__Supplied material__:

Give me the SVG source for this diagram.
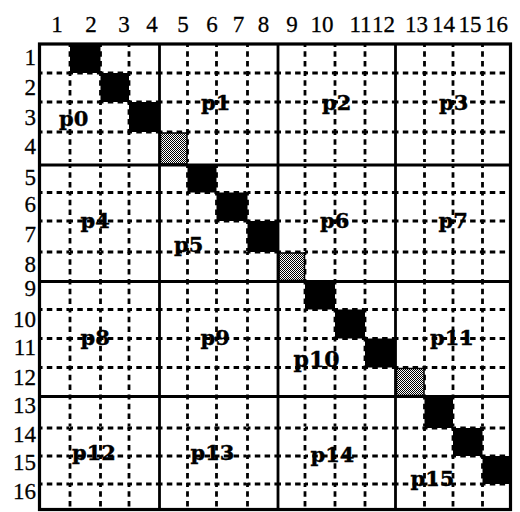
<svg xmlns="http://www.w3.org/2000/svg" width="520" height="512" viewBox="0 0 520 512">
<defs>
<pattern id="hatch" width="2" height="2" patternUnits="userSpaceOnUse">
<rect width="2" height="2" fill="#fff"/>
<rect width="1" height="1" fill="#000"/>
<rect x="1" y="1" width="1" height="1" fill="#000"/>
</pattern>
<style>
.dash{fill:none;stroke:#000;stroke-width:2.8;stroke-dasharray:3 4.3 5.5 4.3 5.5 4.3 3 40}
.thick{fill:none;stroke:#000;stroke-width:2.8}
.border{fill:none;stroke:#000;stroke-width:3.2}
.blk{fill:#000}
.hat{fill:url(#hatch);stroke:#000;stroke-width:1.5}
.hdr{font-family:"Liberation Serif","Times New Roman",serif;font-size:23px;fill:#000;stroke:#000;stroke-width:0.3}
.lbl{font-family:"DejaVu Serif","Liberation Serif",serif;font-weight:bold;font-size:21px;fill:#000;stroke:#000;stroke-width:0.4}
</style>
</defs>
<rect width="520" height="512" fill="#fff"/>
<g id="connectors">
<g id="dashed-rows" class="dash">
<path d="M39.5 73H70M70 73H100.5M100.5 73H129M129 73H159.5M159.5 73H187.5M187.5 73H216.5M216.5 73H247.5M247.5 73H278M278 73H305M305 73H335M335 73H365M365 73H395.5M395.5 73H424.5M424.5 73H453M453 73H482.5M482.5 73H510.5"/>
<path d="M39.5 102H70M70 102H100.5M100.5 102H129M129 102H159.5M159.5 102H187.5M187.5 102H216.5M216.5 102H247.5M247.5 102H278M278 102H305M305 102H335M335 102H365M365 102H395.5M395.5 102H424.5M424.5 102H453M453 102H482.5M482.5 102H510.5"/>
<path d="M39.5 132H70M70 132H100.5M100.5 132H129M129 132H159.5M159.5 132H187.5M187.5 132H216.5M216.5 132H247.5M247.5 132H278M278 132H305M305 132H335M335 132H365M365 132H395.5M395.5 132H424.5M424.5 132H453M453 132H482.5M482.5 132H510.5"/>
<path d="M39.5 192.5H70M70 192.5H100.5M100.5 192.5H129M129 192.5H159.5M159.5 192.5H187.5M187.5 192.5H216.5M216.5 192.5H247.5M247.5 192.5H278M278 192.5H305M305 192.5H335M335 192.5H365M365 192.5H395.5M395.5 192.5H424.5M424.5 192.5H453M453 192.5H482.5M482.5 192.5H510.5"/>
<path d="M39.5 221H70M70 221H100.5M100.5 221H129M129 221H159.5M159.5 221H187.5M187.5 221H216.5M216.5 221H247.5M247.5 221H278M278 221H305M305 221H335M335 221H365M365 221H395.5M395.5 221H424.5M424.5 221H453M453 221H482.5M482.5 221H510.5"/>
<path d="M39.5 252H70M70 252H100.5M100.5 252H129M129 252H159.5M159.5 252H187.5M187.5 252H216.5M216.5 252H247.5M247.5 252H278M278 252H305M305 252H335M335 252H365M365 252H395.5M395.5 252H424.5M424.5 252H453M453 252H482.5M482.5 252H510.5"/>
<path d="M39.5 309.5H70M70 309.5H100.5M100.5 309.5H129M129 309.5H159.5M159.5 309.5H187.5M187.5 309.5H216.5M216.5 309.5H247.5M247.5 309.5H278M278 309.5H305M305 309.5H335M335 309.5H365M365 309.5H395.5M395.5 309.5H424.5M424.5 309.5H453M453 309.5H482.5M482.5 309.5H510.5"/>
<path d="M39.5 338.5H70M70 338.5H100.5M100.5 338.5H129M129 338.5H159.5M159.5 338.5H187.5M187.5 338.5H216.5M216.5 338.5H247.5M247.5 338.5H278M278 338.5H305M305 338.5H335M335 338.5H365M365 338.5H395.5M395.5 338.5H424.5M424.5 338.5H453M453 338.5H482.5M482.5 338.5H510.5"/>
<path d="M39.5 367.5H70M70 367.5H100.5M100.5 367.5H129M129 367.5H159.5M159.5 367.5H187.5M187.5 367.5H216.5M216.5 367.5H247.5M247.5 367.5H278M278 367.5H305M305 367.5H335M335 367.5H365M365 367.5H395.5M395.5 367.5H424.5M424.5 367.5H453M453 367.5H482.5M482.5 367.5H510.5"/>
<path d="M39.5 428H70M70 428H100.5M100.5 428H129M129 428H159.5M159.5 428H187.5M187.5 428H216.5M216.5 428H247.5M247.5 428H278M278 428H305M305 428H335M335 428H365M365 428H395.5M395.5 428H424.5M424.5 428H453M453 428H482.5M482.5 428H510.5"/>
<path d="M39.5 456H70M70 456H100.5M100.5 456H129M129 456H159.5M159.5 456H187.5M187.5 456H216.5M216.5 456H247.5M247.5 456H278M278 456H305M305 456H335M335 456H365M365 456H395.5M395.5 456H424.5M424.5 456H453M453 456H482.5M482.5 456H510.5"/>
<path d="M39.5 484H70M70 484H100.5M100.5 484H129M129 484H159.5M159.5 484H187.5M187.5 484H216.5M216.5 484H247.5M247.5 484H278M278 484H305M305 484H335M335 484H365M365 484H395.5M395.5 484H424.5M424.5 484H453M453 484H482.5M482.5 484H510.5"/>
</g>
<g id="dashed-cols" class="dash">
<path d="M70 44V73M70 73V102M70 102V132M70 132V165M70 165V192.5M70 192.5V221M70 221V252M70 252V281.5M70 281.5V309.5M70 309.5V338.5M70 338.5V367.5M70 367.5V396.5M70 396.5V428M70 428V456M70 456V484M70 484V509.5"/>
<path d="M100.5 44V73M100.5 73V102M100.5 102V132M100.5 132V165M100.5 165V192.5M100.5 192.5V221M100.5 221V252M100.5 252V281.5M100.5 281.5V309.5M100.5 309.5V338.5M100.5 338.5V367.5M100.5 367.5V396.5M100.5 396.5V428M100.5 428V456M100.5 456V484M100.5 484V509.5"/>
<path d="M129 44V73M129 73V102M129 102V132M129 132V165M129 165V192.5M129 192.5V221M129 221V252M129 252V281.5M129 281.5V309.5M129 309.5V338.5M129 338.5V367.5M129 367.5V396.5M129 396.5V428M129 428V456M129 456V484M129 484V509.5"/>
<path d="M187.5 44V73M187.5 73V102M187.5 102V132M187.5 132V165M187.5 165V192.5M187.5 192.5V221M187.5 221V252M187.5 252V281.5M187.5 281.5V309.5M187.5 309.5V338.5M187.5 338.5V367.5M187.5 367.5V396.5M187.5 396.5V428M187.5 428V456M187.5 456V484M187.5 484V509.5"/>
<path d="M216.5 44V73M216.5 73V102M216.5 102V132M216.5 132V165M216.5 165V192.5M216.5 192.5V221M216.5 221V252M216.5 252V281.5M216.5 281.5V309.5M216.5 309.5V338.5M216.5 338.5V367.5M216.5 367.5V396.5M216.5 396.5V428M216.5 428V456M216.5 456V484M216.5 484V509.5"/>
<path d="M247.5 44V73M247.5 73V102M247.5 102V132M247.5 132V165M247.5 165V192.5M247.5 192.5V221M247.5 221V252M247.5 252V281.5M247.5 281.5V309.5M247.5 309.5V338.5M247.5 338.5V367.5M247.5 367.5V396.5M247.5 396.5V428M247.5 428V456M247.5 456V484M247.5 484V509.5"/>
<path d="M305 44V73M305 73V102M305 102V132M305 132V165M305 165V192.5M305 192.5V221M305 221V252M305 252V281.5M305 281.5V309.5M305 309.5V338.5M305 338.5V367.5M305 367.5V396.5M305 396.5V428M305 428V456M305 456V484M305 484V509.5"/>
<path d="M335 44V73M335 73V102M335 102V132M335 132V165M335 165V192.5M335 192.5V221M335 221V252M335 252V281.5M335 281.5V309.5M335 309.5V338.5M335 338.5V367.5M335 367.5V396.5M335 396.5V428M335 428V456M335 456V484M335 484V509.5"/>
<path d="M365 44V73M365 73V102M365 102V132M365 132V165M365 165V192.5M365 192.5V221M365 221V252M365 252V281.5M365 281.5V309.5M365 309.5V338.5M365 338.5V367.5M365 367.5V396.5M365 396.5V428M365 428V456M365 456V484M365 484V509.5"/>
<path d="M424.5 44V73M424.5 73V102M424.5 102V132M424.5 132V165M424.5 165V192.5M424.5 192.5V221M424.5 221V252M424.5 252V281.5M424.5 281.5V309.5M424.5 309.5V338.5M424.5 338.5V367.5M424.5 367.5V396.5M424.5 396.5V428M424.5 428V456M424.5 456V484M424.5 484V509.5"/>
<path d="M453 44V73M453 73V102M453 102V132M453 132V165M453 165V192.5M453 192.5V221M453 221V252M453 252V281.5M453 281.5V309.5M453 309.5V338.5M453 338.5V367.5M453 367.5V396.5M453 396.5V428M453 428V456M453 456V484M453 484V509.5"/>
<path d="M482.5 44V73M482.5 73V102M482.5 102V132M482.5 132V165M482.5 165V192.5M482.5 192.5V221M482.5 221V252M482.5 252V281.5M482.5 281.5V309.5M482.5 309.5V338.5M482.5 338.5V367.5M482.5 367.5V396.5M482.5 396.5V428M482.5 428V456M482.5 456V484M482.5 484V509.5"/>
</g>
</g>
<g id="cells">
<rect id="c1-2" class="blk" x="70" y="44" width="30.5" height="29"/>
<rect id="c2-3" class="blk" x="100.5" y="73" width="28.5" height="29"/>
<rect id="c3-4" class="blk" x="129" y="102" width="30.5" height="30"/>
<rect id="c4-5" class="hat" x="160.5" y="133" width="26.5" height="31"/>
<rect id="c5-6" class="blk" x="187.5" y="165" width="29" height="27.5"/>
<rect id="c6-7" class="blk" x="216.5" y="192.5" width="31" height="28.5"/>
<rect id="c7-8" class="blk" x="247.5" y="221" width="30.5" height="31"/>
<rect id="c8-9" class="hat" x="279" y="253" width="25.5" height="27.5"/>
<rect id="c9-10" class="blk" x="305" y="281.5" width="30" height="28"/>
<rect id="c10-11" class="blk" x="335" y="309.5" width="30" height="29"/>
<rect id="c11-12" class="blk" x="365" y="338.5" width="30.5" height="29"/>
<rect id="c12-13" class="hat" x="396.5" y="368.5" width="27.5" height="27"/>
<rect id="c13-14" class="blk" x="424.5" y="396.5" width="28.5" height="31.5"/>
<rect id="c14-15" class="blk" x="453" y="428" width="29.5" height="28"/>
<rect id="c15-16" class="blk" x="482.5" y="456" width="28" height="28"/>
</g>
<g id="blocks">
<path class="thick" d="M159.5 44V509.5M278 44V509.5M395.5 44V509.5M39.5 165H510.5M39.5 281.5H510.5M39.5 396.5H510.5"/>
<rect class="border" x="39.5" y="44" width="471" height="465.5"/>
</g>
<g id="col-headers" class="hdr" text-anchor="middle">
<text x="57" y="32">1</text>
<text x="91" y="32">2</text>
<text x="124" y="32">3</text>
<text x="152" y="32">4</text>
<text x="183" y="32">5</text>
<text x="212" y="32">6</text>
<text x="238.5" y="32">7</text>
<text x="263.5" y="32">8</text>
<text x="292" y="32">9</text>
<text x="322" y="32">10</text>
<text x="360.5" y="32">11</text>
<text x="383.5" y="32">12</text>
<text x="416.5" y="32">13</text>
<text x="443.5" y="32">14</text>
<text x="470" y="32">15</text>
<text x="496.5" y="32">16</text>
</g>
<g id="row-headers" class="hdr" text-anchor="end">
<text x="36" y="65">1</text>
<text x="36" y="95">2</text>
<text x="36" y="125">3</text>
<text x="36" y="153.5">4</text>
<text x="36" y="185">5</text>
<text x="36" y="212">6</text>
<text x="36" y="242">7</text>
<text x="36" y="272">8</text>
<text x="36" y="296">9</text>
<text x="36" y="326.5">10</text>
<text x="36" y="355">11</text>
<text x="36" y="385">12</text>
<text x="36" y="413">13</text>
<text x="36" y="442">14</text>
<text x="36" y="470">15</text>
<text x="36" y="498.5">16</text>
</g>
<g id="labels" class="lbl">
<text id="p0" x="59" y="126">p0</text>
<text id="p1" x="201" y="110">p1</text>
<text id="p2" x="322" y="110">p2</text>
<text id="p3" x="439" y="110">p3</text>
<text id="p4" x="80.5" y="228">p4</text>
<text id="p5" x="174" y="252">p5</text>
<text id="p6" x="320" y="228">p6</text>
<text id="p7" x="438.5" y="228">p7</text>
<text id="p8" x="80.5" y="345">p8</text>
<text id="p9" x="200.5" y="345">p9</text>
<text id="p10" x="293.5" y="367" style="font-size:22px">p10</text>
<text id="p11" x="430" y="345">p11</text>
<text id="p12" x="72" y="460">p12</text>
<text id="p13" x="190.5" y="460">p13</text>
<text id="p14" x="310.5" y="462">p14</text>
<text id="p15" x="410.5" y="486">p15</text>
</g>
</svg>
...
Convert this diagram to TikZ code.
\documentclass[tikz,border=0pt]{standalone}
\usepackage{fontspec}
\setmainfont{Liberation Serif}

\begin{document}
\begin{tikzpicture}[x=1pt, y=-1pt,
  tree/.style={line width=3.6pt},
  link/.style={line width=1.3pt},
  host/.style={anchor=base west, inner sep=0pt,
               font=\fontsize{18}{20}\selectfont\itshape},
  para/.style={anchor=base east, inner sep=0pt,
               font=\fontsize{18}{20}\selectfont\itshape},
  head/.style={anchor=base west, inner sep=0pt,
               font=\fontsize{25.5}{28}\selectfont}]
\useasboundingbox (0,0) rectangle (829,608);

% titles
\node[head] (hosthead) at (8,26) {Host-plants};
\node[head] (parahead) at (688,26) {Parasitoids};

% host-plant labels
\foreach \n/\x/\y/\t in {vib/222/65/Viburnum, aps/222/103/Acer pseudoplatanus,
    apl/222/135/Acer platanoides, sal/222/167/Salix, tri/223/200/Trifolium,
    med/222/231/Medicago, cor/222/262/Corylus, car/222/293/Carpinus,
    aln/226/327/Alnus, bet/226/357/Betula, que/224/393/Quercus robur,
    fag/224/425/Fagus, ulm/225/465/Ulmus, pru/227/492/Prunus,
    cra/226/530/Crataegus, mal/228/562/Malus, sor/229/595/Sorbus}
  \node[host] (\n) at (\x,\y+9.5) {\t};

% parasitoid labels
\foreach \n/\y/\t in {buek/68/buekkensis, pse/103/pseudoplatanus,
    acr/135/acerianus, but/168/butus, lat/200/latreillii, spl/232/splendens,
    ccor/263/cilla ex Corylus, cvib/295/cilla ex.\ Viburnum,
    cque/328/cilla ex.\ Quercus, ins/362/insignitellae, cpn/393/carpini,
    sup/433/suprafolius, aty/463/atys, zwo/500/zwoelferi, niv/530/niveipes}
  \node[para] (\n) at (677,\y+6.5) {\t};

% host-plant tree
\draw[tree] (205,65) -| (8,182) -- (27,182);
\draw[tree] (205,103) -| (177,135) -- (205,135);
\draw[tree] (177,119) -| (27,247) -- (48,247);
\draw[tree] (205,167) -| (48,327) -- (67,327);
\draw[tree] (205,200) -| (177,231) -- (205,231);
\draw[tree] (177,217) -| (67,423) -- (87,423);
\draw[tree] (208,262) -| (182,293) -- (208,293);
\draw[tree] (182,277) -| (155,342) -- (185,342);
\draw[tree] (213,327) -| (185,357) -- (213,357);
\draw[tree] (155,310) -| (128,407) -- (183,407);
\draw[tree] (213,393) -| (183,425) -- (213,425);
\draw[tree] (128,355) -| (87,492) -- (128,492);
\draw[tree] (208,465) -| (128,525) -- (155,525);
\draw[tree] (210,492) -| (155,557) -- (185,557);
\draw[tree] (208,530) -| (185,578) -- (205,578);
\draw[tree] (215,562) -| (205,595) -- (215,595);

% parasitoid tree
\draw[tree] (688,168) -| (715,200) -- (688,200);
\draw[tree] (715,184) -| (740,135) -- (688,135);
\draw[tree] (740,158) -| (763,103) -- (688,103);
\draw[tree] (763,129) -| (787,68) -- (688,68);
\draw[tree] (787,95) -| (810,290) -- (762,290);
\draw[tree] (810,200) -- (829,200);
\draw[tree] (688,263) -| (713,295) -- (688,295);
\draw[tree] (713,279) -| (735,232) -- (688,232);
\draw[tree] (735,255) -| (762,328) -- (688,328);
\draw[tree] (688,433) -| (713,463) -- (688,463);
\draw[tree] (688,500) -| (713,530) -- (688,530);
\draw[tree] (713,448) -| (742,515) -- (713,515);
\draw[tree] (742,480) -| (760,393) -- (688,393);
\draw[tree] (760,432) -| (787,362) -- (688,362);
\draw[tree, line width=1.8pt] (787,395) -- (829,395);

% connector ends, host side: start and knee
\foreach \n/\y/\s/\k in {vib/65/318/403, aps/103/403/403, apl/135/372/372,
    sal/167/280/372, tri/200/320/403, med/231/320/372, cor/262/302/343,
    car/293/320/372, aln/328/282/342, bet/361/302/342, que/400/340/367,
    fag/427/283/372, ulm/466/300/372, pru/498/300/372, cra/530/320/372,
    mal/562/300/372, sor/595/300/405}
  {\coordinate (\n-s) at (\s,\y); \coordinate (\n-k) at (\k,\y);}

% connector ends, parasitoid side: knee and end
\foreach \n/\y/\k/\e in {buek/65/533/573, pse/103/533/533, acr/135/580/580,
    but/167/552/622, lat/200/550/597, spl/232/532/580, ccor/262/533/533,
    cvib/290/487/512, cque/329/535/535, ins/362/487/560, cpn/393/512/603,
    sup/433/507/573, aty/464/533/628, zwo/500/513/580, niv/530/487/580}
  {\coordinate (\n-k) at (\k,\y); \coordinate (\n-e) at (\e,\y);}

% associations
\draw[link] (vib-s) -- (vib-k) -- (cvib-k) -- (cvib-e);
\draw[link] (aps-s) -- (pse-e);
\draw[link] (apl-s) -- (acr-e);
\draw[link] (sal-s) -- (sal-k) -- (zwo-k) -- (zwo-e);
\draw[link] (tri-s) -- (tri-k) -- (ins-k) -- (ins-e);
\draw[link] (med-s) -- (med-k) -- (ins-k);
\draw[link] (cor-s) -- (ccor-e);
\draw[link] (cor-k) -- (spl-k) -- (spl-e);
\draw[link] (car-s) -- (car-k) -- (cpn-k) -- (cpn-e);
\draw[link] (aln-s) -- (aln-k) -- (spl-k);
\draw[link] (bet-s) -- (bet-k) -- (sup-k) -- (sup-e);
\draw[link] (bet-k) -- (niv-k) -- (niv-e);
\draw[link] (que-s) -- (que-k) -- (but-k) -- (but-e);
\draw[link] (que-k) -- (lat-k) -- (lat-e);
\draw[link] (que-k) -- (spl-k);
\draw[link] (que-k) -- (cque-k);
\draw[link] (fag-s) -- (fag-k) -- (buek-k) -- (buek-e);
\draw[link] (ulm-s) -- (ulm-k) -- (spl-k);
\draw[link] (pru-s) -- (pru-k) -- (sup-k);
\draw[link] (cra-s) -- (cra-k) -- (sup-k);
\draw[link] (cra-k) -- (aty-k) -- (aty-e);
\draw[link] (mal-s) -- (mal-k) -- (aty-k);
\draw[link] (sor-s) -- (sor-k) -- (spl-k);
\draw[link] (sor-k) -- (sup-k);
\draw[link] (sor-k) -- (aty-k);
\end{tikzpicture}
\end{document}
---
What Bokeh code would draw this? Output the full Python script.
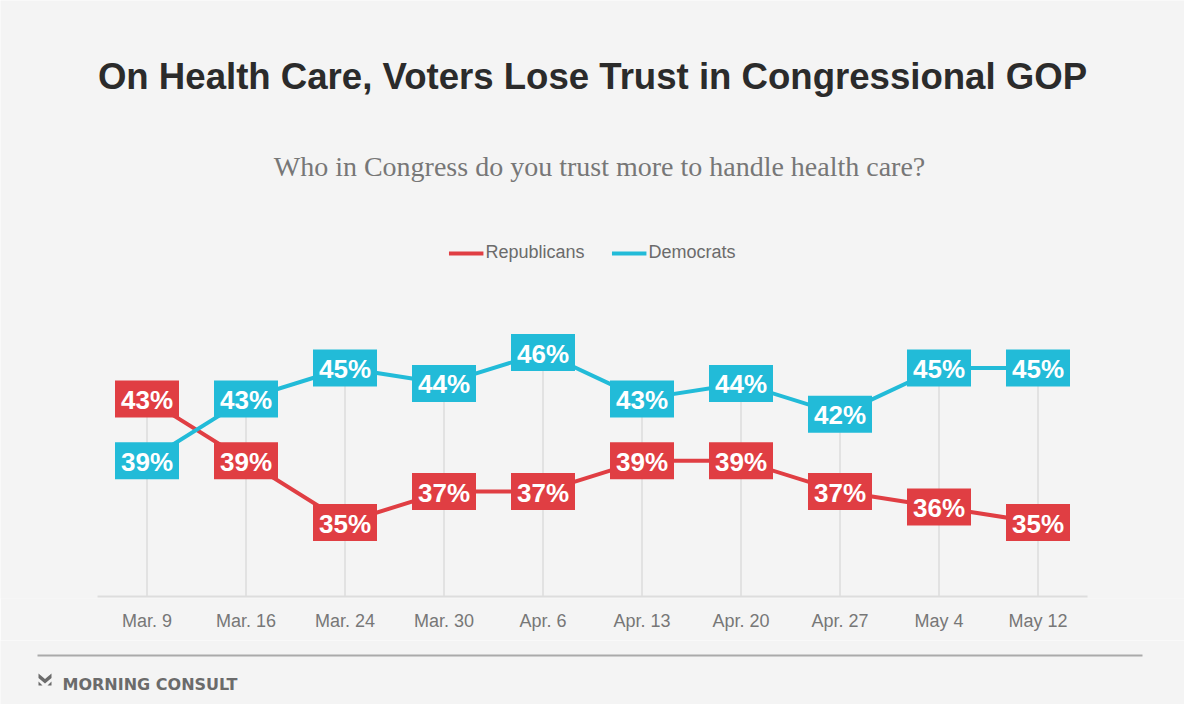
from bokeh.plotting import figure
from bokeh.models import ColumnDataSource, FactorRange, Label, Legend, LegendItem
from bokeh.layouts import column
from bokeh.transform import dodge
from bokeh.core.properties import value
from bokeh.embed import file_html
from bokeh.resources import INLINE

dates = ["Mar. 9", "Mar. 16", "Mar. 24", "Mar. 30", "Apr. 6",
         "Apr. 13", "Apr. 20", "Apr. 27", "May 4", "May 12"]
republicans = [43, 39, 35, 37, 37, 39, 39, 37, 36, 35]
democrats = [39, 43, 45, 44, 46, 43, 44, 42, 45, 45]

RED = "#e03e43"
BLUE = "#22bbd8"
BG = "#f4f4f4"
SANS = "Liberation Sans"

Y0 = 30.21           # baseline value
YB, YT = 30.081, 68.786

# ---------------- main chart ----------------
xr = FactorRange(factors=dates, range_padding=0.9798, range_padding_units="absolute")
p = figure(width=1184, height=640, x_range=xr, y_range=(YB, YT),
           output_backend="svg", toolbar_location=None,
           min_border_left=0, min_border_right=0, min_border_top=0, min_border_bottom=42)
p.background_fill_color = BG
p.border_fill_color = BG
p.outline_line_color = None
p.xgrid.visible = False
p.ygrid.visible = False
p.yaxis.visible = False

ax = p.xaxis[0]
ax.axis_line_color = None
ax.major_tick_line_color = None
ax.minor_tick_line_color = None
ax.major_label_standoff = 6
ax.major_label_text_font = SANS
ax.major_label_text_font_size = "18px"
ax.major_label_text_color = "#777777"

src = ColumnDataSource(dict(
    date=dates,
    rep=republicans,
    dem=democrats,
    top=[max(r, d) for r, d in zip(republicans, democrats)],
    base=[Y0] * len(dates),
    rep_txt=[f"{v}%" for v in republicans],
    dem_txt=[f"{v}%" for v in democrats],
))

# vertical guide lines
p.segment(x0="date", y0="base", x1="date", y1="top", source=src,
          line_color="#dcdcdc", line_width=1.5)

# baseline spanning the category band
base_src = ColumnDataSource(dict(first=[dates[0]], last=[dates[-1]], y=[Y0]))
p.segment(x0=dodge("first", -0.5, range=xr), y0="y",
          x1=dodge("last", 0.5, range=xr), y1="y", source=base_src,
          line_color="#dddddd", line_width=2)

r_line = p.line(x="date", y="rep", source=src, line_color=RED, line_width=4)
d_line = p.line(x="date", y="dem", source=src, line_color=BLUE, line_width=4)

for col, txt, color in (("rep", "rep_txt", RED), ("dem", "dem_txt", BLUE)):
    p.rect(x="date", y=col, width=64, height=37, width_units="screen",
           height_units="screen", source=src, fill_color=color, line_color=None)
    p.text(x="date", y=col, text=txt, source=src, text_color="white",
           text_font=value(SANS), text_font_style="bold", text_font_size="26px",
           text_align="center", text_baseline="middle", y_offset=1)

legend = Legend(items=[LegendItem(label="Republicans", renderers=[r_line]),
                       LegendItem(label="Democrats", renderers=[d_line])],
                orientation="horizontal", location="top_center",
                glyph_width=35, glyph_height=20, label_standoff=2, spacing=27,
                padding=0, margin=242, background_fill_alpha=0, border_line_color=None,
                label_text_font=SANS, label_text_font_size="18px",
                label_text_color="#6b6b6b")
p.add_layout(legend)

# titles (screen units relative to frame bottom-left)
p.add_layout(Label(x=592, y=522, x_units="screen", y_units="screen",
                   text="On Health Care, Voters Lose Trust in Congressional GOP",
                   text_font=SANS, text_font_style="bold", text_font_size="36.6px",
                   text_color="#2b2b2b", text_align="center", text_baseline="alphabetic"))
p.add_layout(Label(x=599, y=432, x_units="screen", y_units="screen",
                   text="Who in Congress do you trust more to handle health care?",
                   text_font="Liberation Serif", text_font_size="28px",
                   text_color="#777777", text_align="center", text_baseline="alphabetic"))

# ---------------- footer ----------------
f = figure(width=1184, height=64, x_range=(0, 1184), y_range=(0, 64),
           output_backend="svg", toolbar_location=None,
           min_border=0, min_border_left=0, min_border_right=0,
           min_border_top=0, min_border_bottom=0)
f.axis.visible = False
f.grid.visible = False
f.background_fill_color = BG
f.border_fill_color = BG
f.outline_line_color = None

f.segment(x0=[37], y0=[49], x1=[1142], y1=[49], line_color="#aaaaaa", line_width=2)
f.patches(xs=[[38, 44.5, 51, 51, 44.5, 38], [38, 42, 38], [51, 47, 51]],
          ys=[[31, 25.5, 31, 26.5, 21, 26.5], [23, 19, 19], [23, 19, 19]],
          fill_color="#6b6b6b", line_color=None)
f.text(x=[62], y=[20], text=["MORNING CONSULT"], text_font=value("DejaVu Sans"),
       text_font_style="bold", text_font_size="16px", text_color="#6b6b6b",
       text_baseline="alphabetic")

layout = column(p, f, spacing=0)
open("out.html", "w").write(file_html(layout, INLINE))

__Work to do__:
Using the listing above, show each line holding the string "code".

__Solution to this task__:
Convert this diagram to TikZ code.
What Bokeh code would draw this? Output the full Python script.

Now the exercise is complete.